Figures like Jeff Minter, who survived the transition from the Atari era to home computers and beyond, embodied this new professionalism whilst maintaining creative independence. “The crash taught us that talent without discipline is worthless,” Minter reflected years later. “But discipline without creativity is equally dead.”
Modern Echoes: History’s Persistent Patterns
Today’s mobile gaming market faces remarkably similar challenges to those that destroyed Atari. App stores contain millions of titles, most of which disappear without trace. However, crucial differences have emerged from hard-learned lessons: algorithmic curation helps surface quality content, freemium models have changed economic pressures, and platform holders maintain stricter oversight than Atari ever attempted.
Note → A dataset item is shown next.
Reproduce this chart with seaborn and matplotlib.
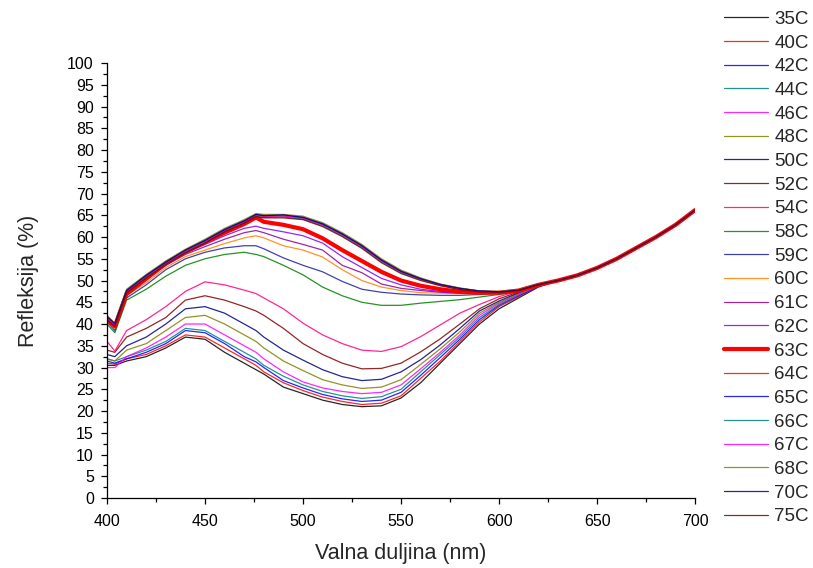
import matplotlib
matplotlib.use("Agg")
import matplotlib.pyplot as plt
import pandas as pd
import seaborn as sns
from matplotlib.ticker import MultipleLocator

# wavelengths (nm) where the curves still differ
wl_head = [400, 404, 410, 420, 430, 440, 450, 460, 470, 476, 480, 490, 500, 510,
           520, 530, 540, 550, 560, 570, 580, 590, 600, 610, 620, 630]
# above 630 nm all curves run together
wl_tail = [640, 650, 660, 670, 680, 690, 700]
r_tail = [51.2, 52.9, 55.0, 57.5, 60.0, 62.8, 66.2]

r35 = [30.5, 30.5, 31.5, 32.5, 34.5, 37.0, 36.5, 33.5, 31.0, 29.5, 28.5, 25.5, 24.0, 22.5,
       21.5, 21.0, 21.2, 23.0, 26.5, 31.0, 35.5, 40.0, 43.5, 46.0, 48.5, 50.0]
r40 = [31.0, 30.8, 32.0, 33.0, 35.0, 37.5, 37.0, 34.5, 32.0, 30.5, 29.0, 26.5, 24.7, 23.2,
       22.2, 21.5, 21.8, 23.5, 27.5, 31.5, 36.0, 40.5, 44.0, 46.3, 48.6, 50.0]
r42 = [31.5, 31.0, 32.0, 33.5, 35.5, 38.5, 38.0, 35.5, 32.5, 31.3, 30.0, 27.0, 25.3, 23.8,
       22.8, 22.2, 22.5, 24.3, 28.2, 32.3, 36.5, 41.0, 44.3, 46.5, 48.7, 50.0]
r44 = [32.0, 31.5, 32.5, 34.0, 36.0, 39.0, 38.5, 36.0, 33.5, 32.0, 30.5, 28.0, 26.0, 24.5,
       23.5, 22.9, 23.3, 25.0, 29.0, 33.0, 37.0, 41.5, 44.5, 46.7, 48.8, 50.0]
r46 = [30.0, 30.0, 32.5, 34.5, 37.0, 40.0, 40.0, 37.5, 35.0, 33.5, 32.0, 29.0, 26.7, 25.3,
       24.5, 24.0, 24.3, 26.0, 29.7, 33.5, 37.5, 42.0, 44.8, 46.8, 48.8, 50.0]
r48 = [32.0, 31.5, 34.0, 35.5, 38.5, 41.5, 42.0, 40.0, 37.5, 36.0, 34.5, 31.5, 29.3, 27.2,
       26.0, 25.2, 25.5, 27.2, 30.7, 34.3, 38.2, 42.5, 45.0, 47.0, 48.9, 50.0]
r50 = [33.0, 32.5, 35.0, 37.0, 40.0, 43.5, 44.0, 42.5, 40.0, 38.5, 37.0, 34.0, 31.7, 29.5,
       27.9, 27.0, 27.3, 29.0, 31.8, 35.2, 39.0, 43.0, 45.3, 47.2, 49.0, 50.0]
r52 = [34.0, 33.5, 37.0, 39.0, 41.5, 45.5, 46.5, 45.5, 44.0, 43.0, 42.0, 39.0, 35.5, 33.0,
       31.0, 29.7, 29.8, 31.0, 33.6, 36.6, 40.0, 43.5, 45.8, 47.4, 49.0, 50.0]
r54 = [36.0, 33.8, 38.5, 41.0, 44.0, 47.5, 49.7, 49.0, 47.8, 47.0, 46.0, 43.5, 40.2, 37.5,
       35.5, 34.0, 33.7, 34.8, 37.1, 39.8, 42.5, 44.5, 46.3, 47.6, 49.1, 50.0]
r58 = [40.0, 38.0, 45.5, 48.0, 51.0, 53.5, 55.0, 56.0, 56.5, 56.0, 55.5, 53.5, 51.3, 48.5,
       46.5, 45.0, 44.3, 44.3, 44.8, 45.2, 45.6, 46.2, 46.8, 47.5, 48.8, 50.0]
r59 = [40.5, 38.5, 46.0, 49.0, 52.5, 55.0, 56.5, 57.5, 58.0, 58.0, 57.3, 55.2, 53.5, 52.0,
       49.8, 48.0, 47.3, 46.9, 46.7, 46.6, 46.6, 46.8, 47.1, 47.6, 48.9, 50.0]
r60 = [41.0, 39.0, 46.5, 49.5, 53.0, 55.5, 57.0, 58.5, 59.8, 60.3, 59.8, 58.0, 57.0, 55.4,
       52.5, 50.0, 48.5, 47.7, 47.2, 47.1, 47.0, 47.0, 47.2, 47.7, 49.0, 50.0]
r61 = [41.0, 39.2, 46.5, 50.0, 53.5, 56.0, 57.8, 59.5, 61.0, 61.5, 61.0, 59.5, 58.3, 57.0,
       53.5, 51.8, 49.2, 48.2, 47.7, 47.3, 47.1, 47.1, 47.2, 47.7, 49.0, 50.0]
r62 = [41.0, 39.3, 47.0, 50.5, 53.5, 56.3, 58.3, 60.3, 62.0, 62.5, 62.0, 61.2, 60.3, 58.6,
       55.5, 53.0, 50.5, 49.0, 48.0, 47.5, 47.2, 47.1, 47.2, 47.7, 49.0, 50.0]
r63 = [41.0, 39.5, 47.0, 50.5, 54.0, 56.6, 58.8, 61.0, 63.0, 64.5, 63.5, 62.8, 61.8, 59.7,
       57.0, 54.5, 52.0, 50.0, 48.8, 48.0, 47.4, 47.2, 47.2, 47.7, 49.0, 50.0]
r64 = [41.5, 39.8, 47.5, 51.0, 54.0, 56.8, 59.0, 61.5, 63.5, 65.0, 64.7, 64.8, 64.3, 62.8,
       60.5, 57.8, 54.5, 52.0, 50.3, 49.0, 48.1, 47.5, 47.4, 47.8, 49.1, 50.0]
r65 = [41.8, 40.0, 47.8, 51.2, 54.3, 57.0, 59.3, 61.8, 63.8, 65.2, 65.0, 65.0, 64.6, 63.1,
       60.8, 58.1, 54.8, 52.2, 50.5, 49.1, 48.2, 47.6, 47.4, 47.8, 49.1, 50.0]
r66 = [41.2, 39.6, 47.3, 50.8, 53.8, 56.6, 58.8, 61.3, 63.3, 64.8, 64.5, 64.6, 64.1, 62.6,
       60.3, 57.6, 54.3, 51.8, 50.2, 48.9, 48.0, 47.5, 47.3, 47.8, 49.1, 50.0]
r67 = [41.6, 39.9, 47.6, 51.1, 54.1, 56.9, 59.1, 61.6, 63.6, 65.1, 64.8, 64.9, 64.4, 62.9,
       60.6, 57.9, 54.6, 52.1, 50.4, 49.0, 48.1, 47.5, 47.4, 47.8, 49.1, 50.0]
r68 = [42.0, 40.2, 48.0, 51.4, 54.5, 57.2, 59.5, 62.0, 64.0, 65.4, 65.2, 65.2, 64.8, 63.3,
       61.0, 58.3, 55.0, 52.4, 50.6, 49.2, 48.3, 47.6, 47.5, 47.9, 49.2, 50.0]
r70 = [41.7, 40.1, 47.7, 51.2, 54.2, 57.0, 59.2, 61.7, 63.7, 65.2, 64.9, 65.1, 64.5, 63.0,
       60.7, 58.0, 54.7, 52.1, 50.4, 49.1, 48.2, 47.6, 47.4, 47.8, 49.1, 50.0]
r75 = [41.0, 39.5, 47.2, 50.6, 53.7, 56.4, 58.6, 61.2, 63.2, 64.7, 64.4, 64.4, 64.0, 62.4,
       60.1, 57.4, 54.1, 51.6, 50.0, 48.8, 47.9, 47.4, 47.3, 47.7, 49.0, 50.0]

labels = ["35C", "40C", "42C", "44C", "46C", "48C", "50C", "52C", "54C", "58C", "59C",
          "60C", "61C", "62C", "63C", "64C", "65C", "66C", "67C", "68C", "70C", "75C"]
curves = [r35, r40, r42, r44, r46, r48, r50, r52, r54, r58, r59,
          r60, r61, r62, r63, r64, r65, r66, r67, r68, r70, r75]
colors = ["#000000", "#ff0000", "#0000ff", "#008080", "#ff00ff", "#808000", "#000080",
          "#800000", "#ff0080", "#008000", "#2020a0", "#ff8000", "#900090", "#8000ff",
          "#ff0000", "#ff0000", "#0000ff", "#008080", "#ff00ff", "#808000", "#000080",
          "#800000"]

rows = []
for lab, vals in zip(labels, curves):
    for w, r in zip(wl_head + wl_tail, vals + r_tail):
        rows.append((lab, w, r))
df = pd.DataFrame(rows, columns=["temp", "nm", "refl"])

sns.set_style("ticks")
plt.rcParams["font.family"] = ["Liberation Sans", "DejaVu Sans"]

fig = plt.figure(figsize=(8.13, 5.68), dpi=100)
ax = fig.add_axes([0.1316, 0.1232, 0.855 - 0.1316, 0.889 - 0.1232])

for lab, col in zip(labels, colors):
    lw = 3.0 if lab == "63C" else 0.9
    sns.lineplot(data=df[df["temp"] == lab], x="nm", y="refl", ax=ax,
                 color=col, linewidth=lw, alpha=0.85 if lw < 2 else 1.0,
                 label=lab, legend=False)

ax.set_xlim(400, 700)
ax.set_ylim(0, 100)
ax.xaxis.set_major_locator(MultipleLocator(50))
ax.xaxis.set_minor_locator(MultipleLocator(25))
ax.yaxis.set_major_locator(MultipleLocator(5))
ax.yaxis.set_minor_locator(MultipleLocator(2.5))
ax.tick_params(which="major", length=4.5, width=0.9, labelsize=11.5, color="black",
               labelcolor="black")
ax.tick_params(axis="x", which="major", pad=7)
ax.tick_params(axis="y", which="major", pad=5)
ax.tick_params(which="minor", length=3, width=0.9, color="black")
for s in ["left", "bottom"]:
    ax.spines[s].set_linewidth(0.9)
    ax.spines[s].set_color("black")
sns.despine(ax=ax)

ax.set_xlabel("Valna duljina (nm)", fontsize=15.5, labelpad=10)
ax.set_ylabel("Refleksija (%)", fontsize=15.5, labelpad=20)

handles = ax.get_lines()
fig.legend(handles, labels, loc="upper left", bbox_to_anchor=(0.89, 0.981),
           frameon=False, fontsize=13.5, handlelength=2.35, handletextpad=0.35,
           labelspacing=0.35, borderpad=0.0, borderaxespad=0.0)

fig.savefig("out.png", dpi=100)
The economics of digital distribution have recreated the oversaturation problems of 1983, just with different technology. Yet modern discovery mechanisms-user reviews, recommendation algorithms, influencer coverage-provide market-driven quality filters that didn’t exist in the cartridge era.
Platform holders have learned to balance openness with control. Apple’s App Store approval process, whilst often criticised, prevents the complete quality collapse that characterised the early 1980s. Steam’s recommendation systems and user reviews create community-driven curation that protects consumers whilst enabling creative experimentation.
The crash also demonstrated how quickly technological dominance can evaporate. Atari’s 90% market share seemed unassailable in 1982, yet within two years the company was effectively finished as a major force. Today’s platform holders-Sony, Microsoft, Nintendo-understand that market position requires constant innovation and careful ecosystem management.
The Human Resilience Factor
Perhaps the most remarkable aspect of the 1983 crash wasn’t the collapse itself, but the speed of recovery driven by human creativity and determination. Whilst corporate executives mourned lost profits, bedroom programmers, independent retailers, and passionate players kept the medium alive.
In Britain, this resilience took the form of user groups, programming clubs, and magazine communities that sustained gaming culture through its darkest period. Small software houses like Ultimate Play the Game and Imagine Software proved that innovation could flourish outside corporate structures. Independent retailers adapted by embracing home computers, creating the foundation for Britain’s distinctive gaming culture.
The crash taught the industry that sustainable growth requires more than technological capability-it demands respect for creators, consumers, and the medium itself. The companies that emerged from the wreckage understood that gaming wasn’t just another consumer electronics category, but a new form of art that deserved careful cultivation.
Creative Destruction in Action
The Great Video Game Crash of 1983 represents capitalism’s creative destruction working exactly as intended. The industry that emerged was more sustainable, more professional, and ultimately more innovative than what came before. Atari’s fall cleared space for Nintendo’s rise, enabled Britain’s home computer renaissance, and established quality standards that protected consumers from future market flooding.
The crash reminds us that technological turning points often involve destruction as much as creation. Sometimes an industry must nearly die to be reborn stronger. The gaming medium we enjoy today-with its careful platform curation, professional development standards, and global creative communities-exists because a previous generation learned hard lessons from Atari’s spectacular collapse.
In the end, the crash of 1983 wasn’t gaming’s death-it was its graduation from novelty to art form, from hobby to industry, from American curiosity to global phenomenon. The players, programmers, and shopkeepers who refused to let the medium die deserve recognition as the true heroes of this story.